**SET TASK:** Quote, please, the line with "Recreate this image", the line with "(0,0) rectangle (1542,1288);", and every line between them, exactly and with nothing else.

(Dataset entries)
^^^^^^^^
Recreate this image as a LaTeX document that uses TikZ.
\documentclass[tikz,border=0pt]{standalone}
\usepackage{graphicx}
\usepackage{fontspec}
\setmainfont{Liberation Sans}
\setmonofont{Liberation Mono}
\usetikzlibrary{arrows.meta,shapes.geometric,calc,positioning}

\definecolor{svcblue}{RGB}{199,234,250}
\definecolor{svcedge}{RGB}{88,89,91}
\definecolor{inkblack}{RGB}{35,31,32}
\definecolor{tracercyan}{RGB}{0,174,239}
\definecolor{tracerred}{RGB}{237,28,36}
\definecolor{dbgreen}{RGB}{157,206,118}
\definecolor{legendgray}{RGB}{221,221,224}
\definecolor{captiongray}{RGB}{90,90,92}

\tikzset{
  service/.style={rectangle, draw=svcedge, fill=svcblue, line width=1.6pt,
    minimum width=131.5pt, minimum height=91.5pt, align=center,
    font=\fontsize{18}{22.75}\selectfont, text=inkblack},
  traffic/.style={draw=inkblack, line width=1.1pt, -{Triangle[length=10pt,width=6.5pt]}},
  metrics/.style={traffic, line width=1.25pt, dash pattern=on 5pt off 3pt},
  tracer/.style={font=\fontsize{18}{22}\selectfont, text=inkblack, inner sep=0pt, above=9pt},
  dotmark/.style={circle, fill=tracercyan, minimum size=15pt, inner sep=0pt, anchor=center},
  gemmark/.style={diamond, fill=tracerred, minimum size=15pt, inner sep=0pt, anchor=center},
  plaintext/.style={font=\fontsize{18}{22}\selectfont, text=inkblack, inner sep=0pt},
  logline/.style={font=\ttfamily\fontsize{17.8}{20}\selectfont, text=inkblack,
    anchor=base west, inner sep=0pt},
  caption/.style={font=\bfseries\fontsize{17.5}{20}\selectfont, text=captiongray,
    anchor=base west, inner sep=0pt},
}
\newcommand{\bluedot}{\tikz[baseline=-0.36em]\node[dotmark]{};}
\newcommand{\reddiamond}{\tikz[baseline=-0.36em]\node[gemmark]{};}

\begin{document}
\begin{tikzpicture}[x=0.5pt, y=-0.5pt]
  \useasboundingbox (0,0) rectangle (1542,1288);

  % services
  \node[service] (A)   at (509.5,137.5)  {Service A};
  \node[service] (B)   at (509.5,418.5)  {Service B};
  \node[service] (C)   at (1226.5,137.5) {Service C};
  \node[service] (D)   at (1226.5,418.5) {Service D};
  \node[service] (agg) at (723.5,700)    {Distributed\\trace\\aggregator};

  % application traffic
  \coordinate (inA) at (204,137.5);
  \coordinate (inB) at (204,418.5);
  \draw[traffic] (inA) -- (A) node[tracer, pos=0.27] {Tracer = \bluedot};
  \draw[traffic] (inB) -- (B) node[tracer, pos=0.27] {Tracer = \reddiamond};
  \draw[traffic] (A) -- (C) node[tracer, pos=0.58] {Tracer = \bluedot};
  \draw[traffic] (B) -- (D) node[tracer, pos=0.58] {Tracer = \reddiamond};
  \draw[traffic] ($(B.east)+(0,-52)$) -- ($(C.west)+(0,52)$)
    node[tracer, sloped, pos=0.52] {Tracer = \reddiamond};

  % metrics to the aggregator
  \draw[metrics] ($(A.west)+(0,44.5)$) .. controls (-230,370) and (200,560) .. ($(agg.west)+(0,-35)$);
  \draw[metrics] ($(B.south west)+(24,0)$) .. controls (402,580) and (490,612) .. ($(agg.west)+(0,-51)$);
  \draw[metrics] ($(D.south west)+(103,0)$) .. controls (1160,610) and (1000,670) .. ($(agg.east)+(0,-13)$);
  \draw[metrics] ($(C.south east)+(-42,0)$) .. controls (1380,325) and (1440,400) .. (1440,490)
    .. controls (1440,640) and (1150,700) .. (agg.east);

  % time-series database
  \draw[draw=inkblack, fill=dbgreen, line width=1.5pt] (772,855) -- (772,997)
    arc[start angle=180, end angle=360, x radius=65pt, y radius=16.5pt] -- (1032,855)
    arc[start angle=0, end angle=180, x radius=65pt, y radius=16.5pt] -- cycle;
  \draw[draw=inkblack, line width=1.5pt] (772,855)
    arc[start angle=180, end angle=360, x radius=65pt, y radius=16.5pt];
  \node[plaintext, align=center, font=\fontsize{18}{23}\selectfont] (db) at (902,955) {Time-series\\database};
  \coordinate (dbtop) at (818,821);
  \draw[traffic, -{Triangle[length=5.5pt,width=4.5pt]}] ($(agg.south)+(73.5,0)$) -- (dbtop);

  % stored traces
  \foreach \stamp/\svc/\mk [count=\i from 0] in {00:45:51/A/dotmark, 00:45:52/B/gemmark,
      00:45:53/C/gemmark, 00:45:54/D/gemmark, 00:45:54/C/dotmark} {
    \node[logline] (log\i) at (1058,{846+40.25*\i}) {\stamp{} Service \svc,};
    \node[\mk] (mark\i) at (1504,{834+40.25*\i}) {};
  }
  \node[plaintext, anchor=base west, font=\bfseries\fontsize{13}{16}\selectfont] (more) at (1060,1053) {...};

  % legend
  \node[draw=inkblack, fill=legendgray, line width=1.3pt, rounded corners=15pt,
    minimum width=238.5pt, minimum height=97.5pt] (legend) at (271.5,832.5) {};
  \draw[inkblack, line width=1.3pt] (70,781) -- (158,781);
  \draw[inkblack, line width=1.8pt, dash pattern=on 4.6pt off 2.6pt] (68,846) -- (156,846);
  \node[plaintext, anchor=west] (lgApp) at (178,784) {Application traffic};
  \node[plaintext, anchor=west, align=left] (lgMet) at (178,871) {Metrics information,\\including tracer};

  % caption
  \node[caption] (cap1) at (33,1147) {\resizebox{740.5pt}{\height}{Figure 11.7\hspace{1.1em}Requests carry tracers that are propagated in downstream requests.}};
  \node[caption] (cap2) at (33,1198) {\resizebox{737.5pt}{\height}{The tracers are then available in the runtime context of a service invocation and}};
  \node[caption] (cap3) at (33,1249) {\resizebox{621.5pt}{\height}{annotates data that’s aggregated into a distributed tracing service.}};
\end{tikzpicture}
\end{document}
^^^^^^^^
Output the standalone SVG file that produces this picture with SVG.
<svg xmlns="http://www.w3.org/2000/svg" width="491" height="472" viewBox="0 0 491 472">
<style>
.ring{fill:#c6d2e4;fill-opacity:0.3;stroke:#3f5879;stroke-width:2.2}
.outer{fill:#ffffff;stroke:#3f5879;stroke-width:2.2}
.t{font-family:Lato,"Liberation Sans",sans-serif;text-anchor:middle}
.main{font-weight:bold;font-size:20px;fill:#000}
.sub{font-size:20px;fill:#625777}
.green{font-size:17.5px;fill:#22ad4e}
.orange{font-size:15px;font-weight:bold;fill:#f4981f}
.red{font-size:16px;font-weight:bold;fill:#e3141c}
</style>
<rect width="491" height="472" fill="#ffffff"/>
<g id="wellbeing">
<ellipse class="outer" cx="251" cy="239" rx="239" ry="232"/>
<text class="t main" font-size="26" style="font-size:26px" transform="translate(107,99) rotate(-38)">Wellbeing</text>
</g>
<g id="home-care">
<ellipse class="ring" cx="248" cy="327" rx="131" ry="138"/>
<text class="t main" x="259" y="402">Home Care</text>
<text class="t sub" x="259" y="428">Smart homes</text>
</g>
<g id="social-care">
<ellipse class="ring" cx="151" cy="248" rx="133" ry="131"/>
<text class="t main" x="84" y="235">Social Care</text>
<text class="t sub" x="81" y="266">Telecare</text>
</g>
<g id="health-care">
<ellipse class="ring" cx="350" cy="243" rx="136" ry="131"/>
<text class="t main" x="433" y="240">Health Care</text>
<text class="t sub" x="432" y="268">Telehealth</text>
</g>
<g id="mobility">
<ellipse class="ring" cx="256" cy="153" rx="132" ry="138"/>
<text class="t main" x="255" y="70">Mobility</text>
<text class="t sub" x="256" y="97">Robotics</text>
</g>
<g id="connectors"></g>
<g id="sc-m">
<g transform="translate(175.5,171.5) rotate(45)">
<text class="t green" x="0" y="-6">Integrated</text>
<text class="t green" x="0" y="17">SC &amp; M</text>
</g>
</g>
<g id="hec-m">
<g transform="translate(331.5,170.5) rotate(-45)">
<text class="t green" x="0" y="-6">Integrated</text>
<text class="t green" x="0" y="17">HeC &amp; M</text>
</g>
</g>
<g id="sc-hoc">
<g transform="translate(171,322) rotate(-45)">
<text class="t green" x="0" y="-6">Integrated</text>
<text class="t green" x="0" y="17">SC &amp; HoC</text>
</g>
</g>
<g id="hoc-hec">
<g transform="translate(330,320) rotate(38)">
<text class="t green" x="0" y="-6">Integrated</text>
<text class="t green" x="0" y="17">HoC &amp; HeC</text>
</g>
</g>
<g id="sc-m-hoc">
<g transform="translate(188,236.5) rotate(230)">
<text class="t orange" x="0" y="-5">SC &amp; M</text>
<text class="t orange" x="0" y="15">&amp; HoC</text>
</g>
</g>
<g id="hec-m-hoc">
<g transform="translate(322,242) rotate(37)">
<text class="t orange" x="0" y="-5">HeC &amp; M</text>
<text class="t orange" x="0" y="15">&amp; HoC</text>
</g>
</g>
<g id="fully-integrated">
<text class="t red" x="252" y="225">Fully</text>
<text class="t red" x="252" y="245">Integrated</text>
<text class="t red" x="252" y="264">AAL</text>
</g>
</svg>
^^^^^^^^
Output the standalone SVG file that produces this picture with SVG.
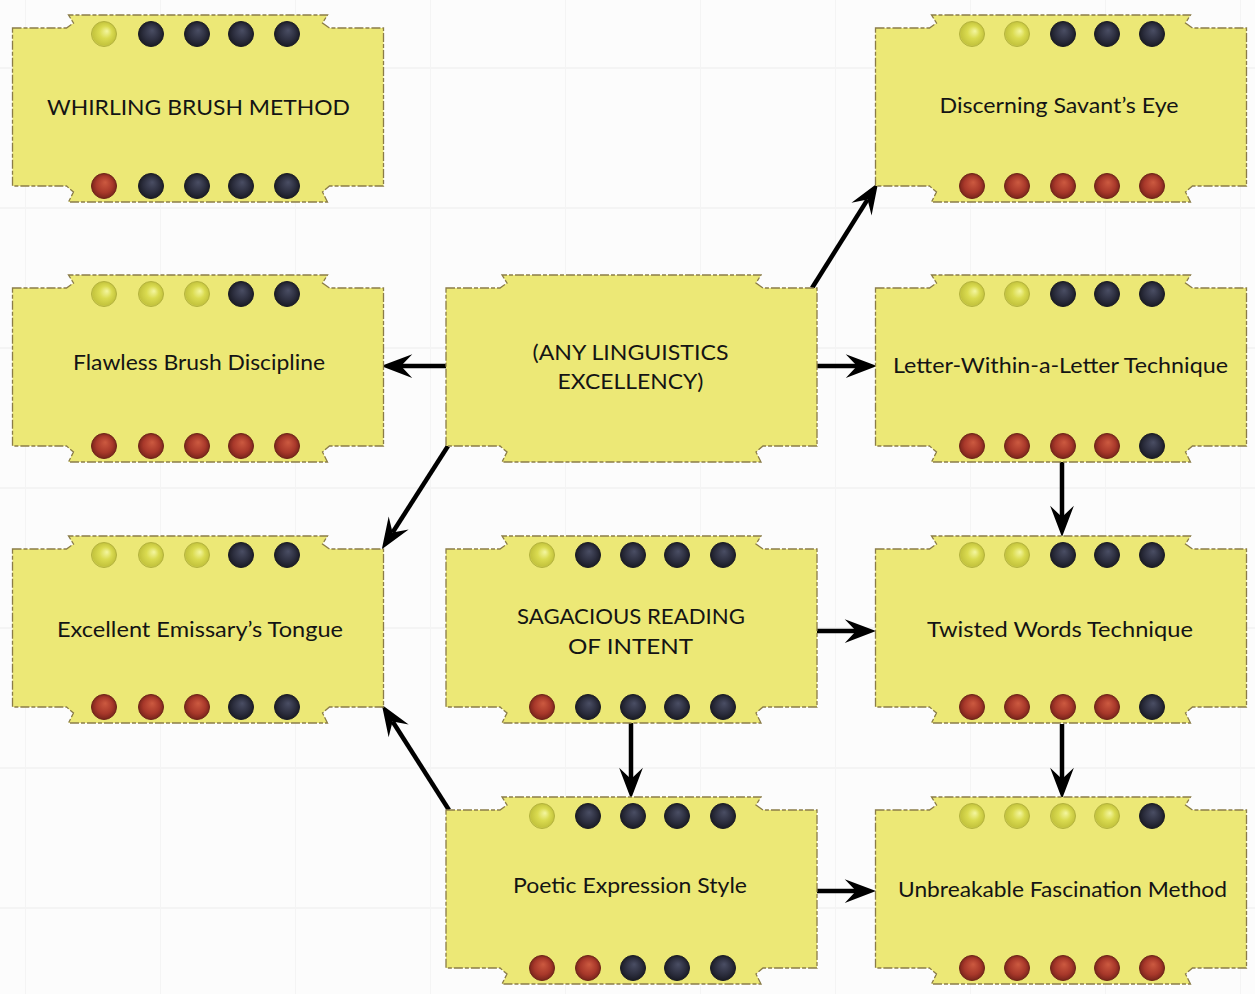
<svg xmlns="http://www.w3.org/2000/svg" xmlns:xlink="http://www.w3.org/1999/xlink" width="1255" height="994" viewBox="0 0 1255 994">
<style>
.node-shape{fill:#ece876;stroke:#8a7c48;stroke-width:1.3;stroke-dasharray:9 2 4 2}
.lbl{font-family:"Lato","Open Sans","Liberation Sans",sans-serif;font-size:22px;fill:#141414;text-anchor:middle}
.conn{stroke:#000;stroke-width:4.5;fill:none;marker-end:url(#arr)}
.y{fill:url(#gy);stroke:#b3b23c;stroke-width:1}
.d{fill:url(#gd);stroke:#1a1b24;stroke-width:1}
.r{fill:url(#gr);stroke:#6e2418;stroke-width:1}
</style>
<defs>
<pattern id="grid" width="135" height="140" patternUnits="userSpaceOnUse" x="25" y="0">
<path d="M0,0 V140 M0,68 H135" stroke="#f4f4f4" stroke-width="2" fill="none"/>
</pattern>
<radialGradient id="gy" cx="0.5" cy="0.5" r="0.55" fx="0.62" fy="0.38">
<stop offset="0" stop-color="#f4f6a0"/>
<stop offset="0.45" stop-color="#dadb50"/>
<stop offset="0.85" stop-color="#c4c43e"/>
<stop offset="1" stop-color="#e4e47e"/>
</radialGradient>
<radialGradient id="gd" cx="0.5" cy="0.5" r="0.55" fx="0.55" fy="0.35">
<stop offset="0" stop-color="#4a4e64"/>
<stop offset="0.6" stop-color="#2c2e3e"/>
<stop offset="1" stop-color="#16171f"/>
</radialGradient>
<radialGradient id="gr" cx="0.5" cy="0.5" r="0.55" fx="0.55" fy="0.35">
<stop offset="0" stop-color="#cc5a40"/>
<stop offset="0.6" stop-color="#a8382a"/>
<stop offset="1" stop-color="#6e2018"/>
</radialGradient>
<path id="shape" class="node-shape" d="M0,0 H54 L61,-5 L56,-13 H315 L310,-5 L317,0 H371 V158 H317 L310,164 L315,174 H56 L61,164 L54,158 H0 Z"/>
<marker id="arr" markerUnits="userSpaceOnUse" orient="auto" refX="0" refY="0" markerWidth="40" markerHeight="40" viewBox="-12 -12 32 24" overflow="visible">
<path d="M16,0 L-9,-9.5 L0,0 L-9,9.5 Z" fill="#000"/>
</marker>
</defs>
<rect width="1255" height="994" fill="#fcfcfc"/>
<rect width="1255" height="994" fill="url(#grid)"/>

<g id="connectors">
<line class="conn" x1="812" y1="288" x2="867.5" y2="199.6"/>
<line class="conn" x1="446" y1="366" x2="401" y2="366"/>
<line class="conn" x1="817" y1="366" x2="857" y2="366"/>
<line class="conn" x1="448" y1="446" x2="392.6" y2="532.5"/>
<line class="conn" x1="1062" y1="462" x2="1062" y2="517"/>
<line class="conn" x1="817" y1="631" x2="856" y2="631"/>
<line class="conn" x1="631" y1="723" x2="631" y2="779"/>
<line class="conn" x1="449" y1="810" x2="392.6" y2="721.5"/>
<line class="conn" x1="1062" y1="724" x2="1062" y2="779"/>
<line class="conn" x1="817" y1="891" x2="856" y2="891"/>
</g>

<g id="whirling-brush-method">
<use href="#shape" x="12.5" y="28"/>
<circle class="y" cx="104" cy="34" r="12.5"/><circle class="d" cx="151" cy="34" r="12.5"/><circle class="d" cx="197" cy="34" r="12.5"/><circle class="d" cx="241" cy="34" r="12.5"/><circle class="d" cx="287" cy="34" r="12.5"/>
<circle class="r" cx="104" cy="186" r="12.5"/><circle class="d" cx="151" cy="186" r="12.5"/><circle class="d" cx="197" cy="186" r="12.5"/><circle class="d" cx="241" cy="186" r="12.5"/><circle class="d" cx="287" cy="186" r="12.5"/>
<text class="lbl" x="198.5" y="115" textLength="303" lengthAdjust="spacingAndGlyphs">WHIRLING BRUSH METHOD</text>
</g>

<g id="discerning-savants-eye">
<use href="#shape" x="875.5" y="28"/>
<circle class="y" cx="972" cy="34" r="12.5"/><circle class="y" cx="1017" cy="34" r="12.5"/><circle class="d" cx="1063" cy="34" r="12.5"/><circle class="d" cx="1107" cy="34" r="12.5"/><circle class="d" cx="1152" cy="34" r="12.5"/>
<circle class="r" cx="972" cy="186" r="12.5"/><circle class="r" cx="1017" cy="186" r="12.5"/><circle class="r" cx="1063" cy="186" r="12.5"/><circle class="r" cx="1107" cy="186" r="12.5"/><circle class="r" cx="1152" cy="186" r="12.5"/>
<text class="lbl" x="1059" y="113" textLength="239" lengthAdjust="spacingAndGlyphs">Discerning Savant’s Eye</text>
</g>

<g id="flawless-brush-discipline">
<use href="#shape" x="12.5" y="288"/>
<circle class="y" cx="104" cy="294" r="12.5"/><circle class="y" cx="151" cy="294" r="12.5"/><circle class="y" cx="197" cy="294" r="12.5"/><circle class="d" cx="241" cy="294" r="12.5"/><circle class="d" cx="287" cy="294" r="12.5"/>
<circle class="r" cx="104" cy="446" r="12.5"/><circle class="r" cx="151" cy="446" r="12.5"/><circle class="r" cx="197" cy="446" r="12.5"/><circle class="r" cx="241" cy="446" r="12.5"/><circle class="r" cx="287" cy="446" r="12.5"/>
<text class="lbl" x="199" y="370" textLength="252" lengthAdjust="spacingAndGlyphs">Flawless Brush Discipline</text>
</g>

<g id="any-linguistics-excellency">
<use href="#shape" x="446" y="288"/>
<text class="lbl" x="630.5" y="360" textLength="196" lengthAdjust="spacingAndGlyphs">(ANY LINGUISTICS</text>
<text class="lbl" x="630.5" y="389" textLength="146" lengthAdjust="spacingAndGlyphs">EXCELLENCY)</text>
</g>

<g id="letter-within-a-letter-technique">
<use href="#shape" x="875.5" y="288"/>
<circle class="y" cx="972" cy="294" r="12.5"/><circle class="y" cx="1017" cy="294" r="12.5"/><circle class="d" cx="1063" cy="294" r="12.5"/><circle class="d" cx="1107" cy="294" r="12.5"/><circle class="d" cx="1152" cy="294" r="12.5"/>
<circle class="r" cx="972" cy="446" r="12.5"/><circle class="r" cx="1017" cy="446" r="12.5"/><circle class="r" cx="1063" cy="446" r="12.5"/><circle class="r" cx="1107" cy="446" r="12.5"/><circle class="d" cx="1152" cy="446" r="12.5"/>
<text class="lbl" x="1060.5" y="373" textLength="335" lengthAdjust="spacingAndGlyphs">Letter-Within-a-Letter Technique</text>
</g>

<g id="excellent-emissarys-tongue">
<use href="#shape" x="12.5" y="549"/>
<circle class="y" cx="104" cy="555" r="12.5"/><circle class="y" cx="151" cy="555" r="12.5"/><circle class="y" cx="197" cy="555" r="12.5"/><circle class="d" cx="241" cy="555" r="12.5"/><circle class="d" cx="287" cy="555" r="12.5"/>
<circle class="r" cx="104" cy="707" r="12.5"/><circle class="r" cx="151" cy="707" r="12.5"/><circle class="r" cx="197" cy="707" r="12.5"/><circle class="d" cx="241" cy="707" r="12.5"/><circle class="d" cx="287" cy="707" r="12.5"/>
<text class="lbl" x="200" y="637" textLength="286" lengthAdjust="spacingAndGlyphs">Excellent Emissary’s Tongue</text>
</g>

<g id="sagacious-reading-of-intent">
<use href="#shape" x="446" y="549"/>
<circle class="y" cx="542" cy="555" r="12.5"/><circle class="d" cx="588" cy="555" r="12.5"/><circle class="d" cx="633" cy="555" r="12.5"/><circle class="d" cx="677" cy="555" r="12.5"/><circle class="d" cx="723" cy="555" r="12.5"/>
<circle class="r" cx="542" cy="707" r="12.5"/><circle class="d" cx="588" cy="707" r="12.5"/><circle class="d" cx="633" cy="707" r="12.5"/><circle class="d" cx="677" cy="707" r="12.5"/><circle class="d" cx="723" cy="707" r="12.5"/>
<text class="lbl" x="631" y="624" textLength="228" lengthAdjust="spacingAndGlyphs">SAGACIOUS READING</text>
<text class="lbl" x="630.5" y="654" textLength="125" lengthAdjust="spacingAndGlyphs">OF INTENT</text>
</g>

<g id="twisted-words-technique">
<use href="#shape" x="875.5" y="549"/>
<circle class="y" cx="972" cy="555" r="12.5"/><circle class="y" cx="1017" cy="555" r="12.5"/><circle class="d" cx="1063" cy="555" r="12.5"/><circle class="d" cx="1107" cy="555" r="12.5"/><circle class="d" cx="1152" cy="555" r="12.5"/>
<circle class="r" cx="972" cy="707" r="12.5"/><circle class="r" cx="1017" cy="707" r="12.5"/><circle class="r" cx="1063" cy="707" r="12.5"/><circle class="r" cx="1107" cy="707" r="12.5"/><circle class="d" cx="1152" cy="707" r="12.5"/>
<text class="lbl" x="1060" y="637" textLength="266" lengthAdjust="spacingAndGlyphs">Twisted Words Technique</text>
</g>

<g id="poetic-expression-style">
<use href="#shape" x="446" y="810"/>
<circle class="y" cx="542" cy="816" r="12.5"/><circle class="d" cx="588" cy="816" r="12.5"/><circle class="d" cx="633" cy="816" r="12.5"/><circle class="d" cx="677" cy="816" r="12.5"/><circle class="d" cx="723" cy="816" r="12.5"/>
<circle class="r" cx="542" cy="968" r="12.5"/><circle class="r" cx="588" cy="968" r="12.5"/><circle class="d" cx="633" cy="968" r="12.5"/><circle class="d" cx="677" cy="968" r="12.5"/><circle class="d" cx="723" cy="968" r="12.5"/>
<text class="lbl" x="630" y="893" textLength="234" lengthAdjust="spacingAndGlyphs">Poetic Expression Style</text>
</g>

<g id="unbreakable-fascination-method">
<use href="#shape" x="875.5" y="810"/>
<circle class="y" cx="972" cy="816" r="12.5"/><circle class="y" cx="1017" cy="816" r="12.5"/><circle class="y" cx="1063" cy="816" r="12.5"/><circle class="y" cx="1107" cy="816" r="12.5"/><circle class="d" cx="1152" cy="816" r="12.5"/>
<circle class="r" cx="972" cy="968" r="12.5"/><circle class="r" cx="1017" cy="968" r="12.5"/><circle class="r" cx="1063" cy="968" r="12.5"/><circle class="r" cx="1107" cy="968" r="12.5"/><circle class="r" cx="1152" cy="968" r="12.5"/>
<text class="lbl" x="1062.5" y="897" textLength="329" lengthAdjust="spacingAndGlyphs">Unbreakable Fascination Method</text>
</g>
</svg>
^^^^^^^^
**ANSWER TO THE EXERCISE:**
Recreate this image as a LaTeX document that uses TikZ.
\documentclass[tikz,border=0pt]{standalone}
\usepackage{graphicx}
\usepackage{fontspec}
\setmainfont{Liberation Sans}
\setmonofont{Liberation Mono}
\usetikzlibrary{arrows.meta,shapes.geometric,calc,positioning}

\definecolor{svcblue}{RGB}{199,234,250}
\definecolor{svcedge}{RGB}{88,89,91}
\definecolor{inkblack}{RGB}{35,31,32}
\definecolor{tracercyan}{RGB}{0,174,239}
\definecolor{tracerred}{RGB}{237,28,36}
\definecolor{dbgreen}{RGB}{157,206,118}
\definecolor{legendgray}{RGB}{221,221,224}
\definecolor{captiongray}{RGB}{90,90,92}

\tikzset{
  service/.style={rectangle, draw=svcedge, fill=svcblue, line width=1.6pt,
    minimum width=131.5pt, minimum height=91.5pt, align=center,
    font=\fontsize{18}{22.75}\selectfont, text=inkblack},
  traffic/.style={draw=inkblack, line width=1.1pt, -{Triangle[length=10pt,width=6.5pt]}},
  metrics/.style={traffic, line width=1.25pt, dash pattern=on 5pt off 3pt},
  tracer/.style={font=\fontsize{18}{22}\selectfont, text=inkblack, inner sep=0pt, above=9pt},
  dotmark/.style={circle, fill=tracercyan, minimum size=15pt, inner sep=0pt, anchor=center},
  gemmark/.style={diamond, fill=tracerred, minimum size=15pt, inner sep=0pt, anchor=center},
  plaintext/.style={font=\fontsize{18}{22}\selectfont, text=inkblack, inner sep=0pt},
  logline/.style={font=\ttfamily\fontsize{17.8}{20}\selectfont, text=inkblack,
    anchor=base west, inner sep=0pt},
  caption/.style={font=\bfseries\fontsize{17.5}{20}\selectfont, text=captiongray,
    anchor=base west, inner sep=0pt},
}
\newcommand{\bluedot}{\tikz[baseline=-0.36em]\node[dotmark]{};}
\newcommand{\reddiamond}{\tikz[baseline=-0.36em]\node[gemmark]{};}

\begin{document}
\begin{tikzpicture}[x=0.5pt, y=-0.5pt]
  \useasboundingbox (0,0) rectangle (1542,1288);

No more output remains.